• **WHAT THE EXERCISE ASKS**
Keep the wording of each record exactly the same when you repeat it, and leave out pictures.

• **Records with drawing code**

_ _ _ _ _ _ _

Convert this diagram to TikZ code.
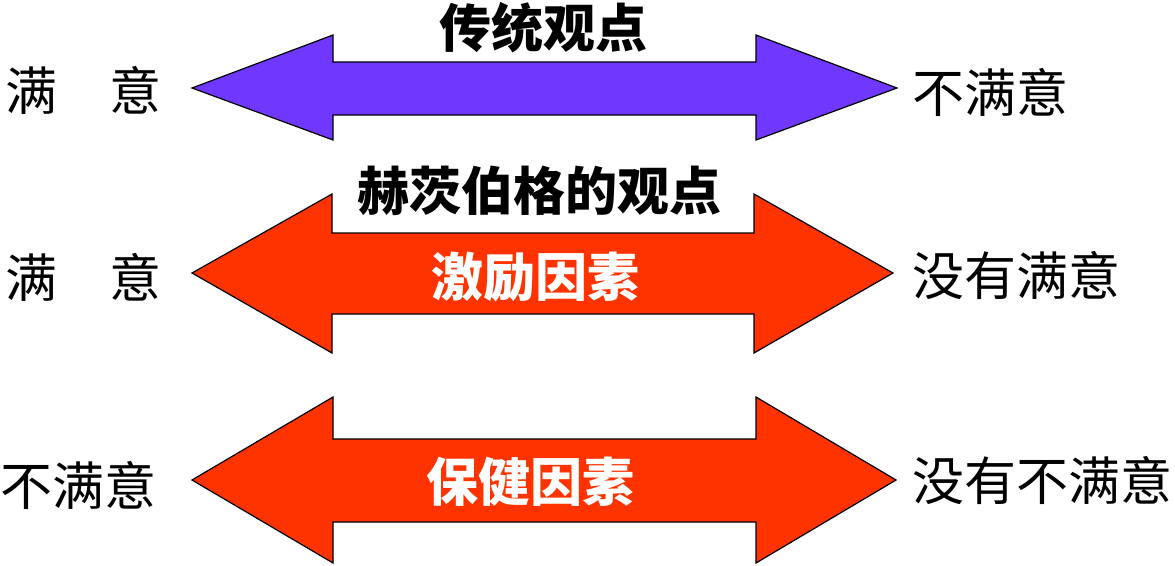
\documentclass[tikz,border=0pt]{standalone}
\usepackage{fontspec}
\newfontfamily\cjk{Noto Sans CJK SC}
\definecolor{traditional}{RGB}{112,56,255}
\definecolor{herzberg}{RGB}{255,51,0}
\begin{document}
\begin{tikzpicture}[x=1pt, y=-1pt]
    % Stili
    \tikzstyle{sidetext}=[font=\cjk\fontsize{52}{60}\selectfont, text=black, inner sep=0pt]
    \tikzstyle{heading}=[font=\cjk\bfseries\fontsize{52}{60}\selectfont, text=black, inner sep=0pt]
    \tikzstyle{factor}=[heading, text=white]
    \tikzstyle{bigarrow}=[draw=black, line width=1.2pt, line join=miter]
    \useasboundingbox (0,0) rectangle (1175,565);
    % Visione tradizionale
    \draw[bigarrow, fill=traditional] (192,88) -- (333,35) -- (333,62) -- (756,62) -- (756,35) -- (897,88) -- (756,140) -- (756,115) -- (333,115) -- (333,140) -- cycle;
    \node[heading] (trad) at (543,28) {传统观点};
    \node[sidetext, anchor=west] (tradL) at (5,90) {满　意};
    \node[sidetext, anchor=west] (tradR) at (912,92) {不满意};
    % Visione di Herzberg: fattori motivanti
    \draw[bigarrow, fill=herzberg] (192,273) -- (332,194) -- (332,233) -- (754,233) -- (754,194) -- (893,273) -- (754,353) -- (754,314) -- (332,314) -- (332,353) -- cycle;
    \node[heading] (herz) at (539,191) {赫茨伯格的观点};
    \node[factor] (motiv) at (535,277) {激励因素};
    \node[sidetext, anchor=west] (motivL) at (5,277) {满　意};
    \node[sidetext, anchor=west] (motivR) at (912,276) {没有满意};
    % Fattori igienici
    \draw[bigarrow, fill=herzberg] (192,480) -- (333,397) -- (333,439) -- (756,439) -- (756,397) -- (896,480) -- (756,563) -- (756,522) -- (333,522) -- (333,563) -- cycle;
    \node[factor] (hyg) at (530,482) {保健因素};
    \node[sidetext, anchor=west] (hygL) at (0,485) {不满意};
    \node[sidetext, anchor=west] (hygR) at (912,480) {没有不满意};
\end{tikzpicture}
\end{document}
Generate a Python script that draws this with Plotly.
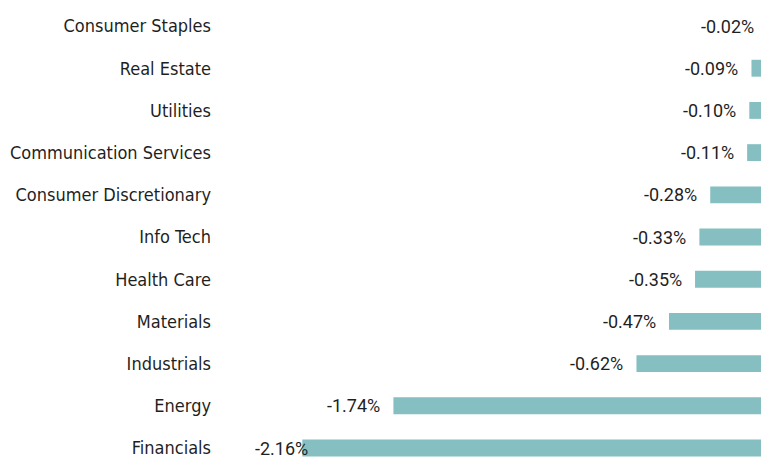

_ _ _ _ _ _ _

• **RESULT**
Convert this diagram to TikZ code.
\documentclass[tikz,border=0pt]{standalone}
\usepackage{fontspec}
\newfontfamily\cjk{Noto Sans CJK SC}
\definecolor{traditional}{RGB}{112,56,255}
\definecolor{herzberg}{RGB}{255,51,0}
\begin{document}
\begin{tikzpicture}[x=1pt, y=-1pt]
    % Stili
    \tikzstyle{sidetext}=[font=\cjk\fontsize{52}{60}\selectfont, text=black, inner sep=0pt]
    \tikzstyle{heading}=[font=\cjk\bfseries\fontsize{52}{60}\selectfont, text=black, inner sep=0pt]
    \tikzstyle{factor}=[heading, text=white]
    \tikzstyle{bigarrow}=[draw=black, line width=1.2pt, line join=miter]
    \useasboundingbox (0,0) rectangle (1175,565);
    % Visione tradizionale
    \draw[bigarrow, fill=traditional] (192,88) -- (333,35) -- (333,62) -- (756,62) -- (756,35) -- (897,88) -- (756,140) -- (756,115) -- (333,115) -- (333,140) -- cycle;
    \node[heading] (trad) at (543,28) {传统观点};
    \node[sidetext, anchor=west] (tradL) at (5,90) {满　意};
    \node[sidetext, anchor=west] (tradR) at (912,92) {不满意};
    % Visione di Herzberg: fattori motivanti
    \draw[bigarrow, fill=herzberg] (192,273) -- (332,194) -- (332,233) -- (754,233) -- (754,194) -- (893,273) -- (754,353) -- (754,314) -- (332,314) -- (332,353) -- cycle;
    \node[heading] (herz) at (539,191) {赫茨伯格的观点};
    \node[factor] (motiv) at (535,277) {激励因素};
    \node[sidetext, anchor=west] (motivL) at (5,277) {满　意};
    \node[sidetext, anchor=west] (motivR) at (912,276) {没有满意};
    % Fattori igienici
    \draw[bigarrow, fill=herzberg] (192,480) -- (333,397) -- (333,439) -- (756,439) -- (756,397) -- (896,480) -- (756,563) -- (756,522) -- (333,522) -- (333,563) -- cycle;
    \node[factor] (hyg) at (530,482) {保健因素};
    \node[sidetext, anchor=west] (hygL) at (0,485) {不满意};
    \node[sidetext, anchor=west] (hygR) at (912,480) {没有不满意};
\end{tikzpicture}
\end{document}
Generate a Python script that draws this with Plotly.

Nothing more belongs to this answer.